July 7, 2008
Lots of you are wondering about some of the more practical matters regarding a month in Rwanda.
First, let me say that I am back in my Rwandan home, Auberge La Caverne, after a couple of nights at a hotel up the street. Apparently the Auberge double-booked my room and so I moved. (BTW, I thought that “auberge” meant eggplant, but a quick check in my handy French-English dictionary clarifies that eggplant is “aubergine;” auberge is “inn.” Strange etymological coincidence.)
The other room was where my electrical near-fiasco occurred. The nearby bar was really loud, and I just couldn’t sleep there, so I’m happy to be back. When I told Julius of Never Again that the Auberge wanted to move me out of my room again later this month, that did not sit well at all, and after some phone conversations, I was told that I will be moving, but only to another room here at the Auberge. It pays to have someone look after your practical matters here.
So this room has two double beds with intact, ample mosquito netting, a large shelf to accommodate suitcases, a little table between the beds, a phone (for the front desk to call you up), a little TV that picks up three channels: Spanish weather, international business news, and Rwandan news. There is also a big attached bathroom with a large shower area, a sink that doesn’t leak, and a toilet that flushes (a definite improvement over the other room). It helps to have basic knowledge of plumbing, preferably toilets, when you travel. And at home, for that matter. I have yet, though, to be able to get hot water in this nice room. That was the only redeeming quality of the other place. Oh well. I’ll pretend I’m at the dorms for May Seminar (haha).
The water throughout Rwanda is iffy, a highly technical term. I’ve seen floaters and sinkers in it only once, but otherwise I’ve been using my SteriPen and things have been fine. I have to say that it looks like something else in its case, though, so I definitely don’t whip it out in public.
Come to think of it, I still haven’t figured out if drinking water on the street is polite. Smoking or eating food on the street is considered vulgar and slovenly, but I’m not sure about swigging water. Something to ask Julius. The thing I worried about and knew I’d do eventually actually happened last night: as I was getting ready to brush my teeth, I stuck my toothbrush under the tap. I’d been so careful about using only purified water, but damnit! I just didn’t think. Quickly, I dried the toothbrush on my favorite grey t-shirt which I hoped had magical protective qualities, took a swig of Pepto just to be sure, and then proceeded with purified water. No troubles 24 hours later (knock on wood). Oh, and BTW, when liquid Pepto travels, it gets gloopy, like Pepto pudding. Ick.

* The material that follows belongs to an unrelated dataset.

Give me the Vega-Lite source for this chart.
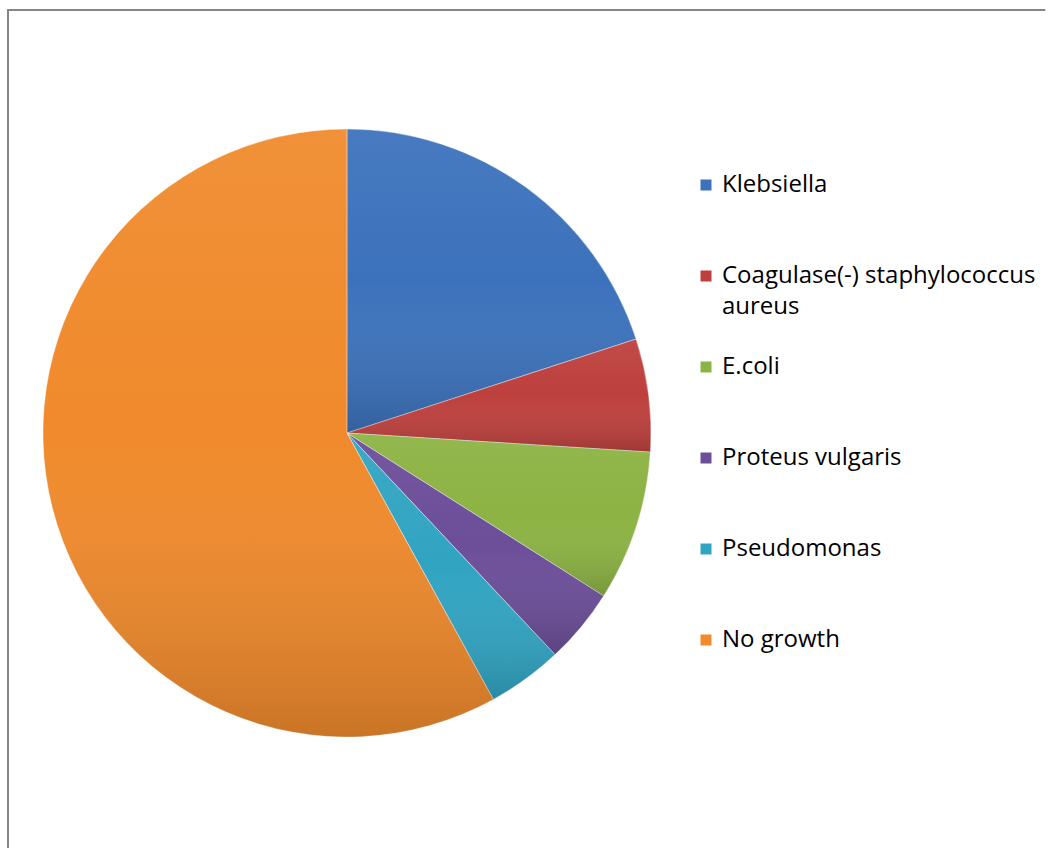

Other practicallities? Oh yes—travelling alone at night. I left Never Again at 7 p.m. tonight after an exciting, productive day. But that meant that I had to find my way to the mini-bus stop in the dark. And it was the first time I took that route. But luckily, I’m awake, and my spatial sense has kicked back in, so I made it just fine. I was carrying a little flashlight (thanks, Thomas!) in my purse, but couldn’t find it, so I sort of stumbled along. Lots of chuckling from the neighbors, but that’s fair.
The Nyamirambo neighborhood is busy by day, but at night, wow! Literally, the sidewalks are filled with people, and not just here and there, but everywhere! All the little shops have lights in them and people are socializing.
Because Rwanda is almost on the equator, day and night are just about equal. But as I was riding the bus back to mumuji (town center), I had the same feeling that I had when I was about seven and that I recognize in my younger son as we drive through town at night: All the lights! All the activity!
More practicalities? Most Westerners don’t wear make-up here, unless they are tourists. Those of you who know me know that I struggle with issues about make-up. Frankly, I can’t stand it, so I wear as little of it as possible to fit the stereotype of a woman who has access. Here, I wear make-up or not, with no difference in perception.
Oh, and the weather. It’s very pleasant here, what I guess would be the 80s. There are lots of hills to traverse and lots of people crowding into small spaces, so even people who don’t sweat much sweat a lot here. There was rain on Sunday and it was a bit cooler, maybe the low 70s. Rwandans broke out their sweaters. Really. And the moto drivers were in heavy jackets.
Send me more queries, and I’ll try to answer them. And yes, I’ll blog more about clothing. And food. Later.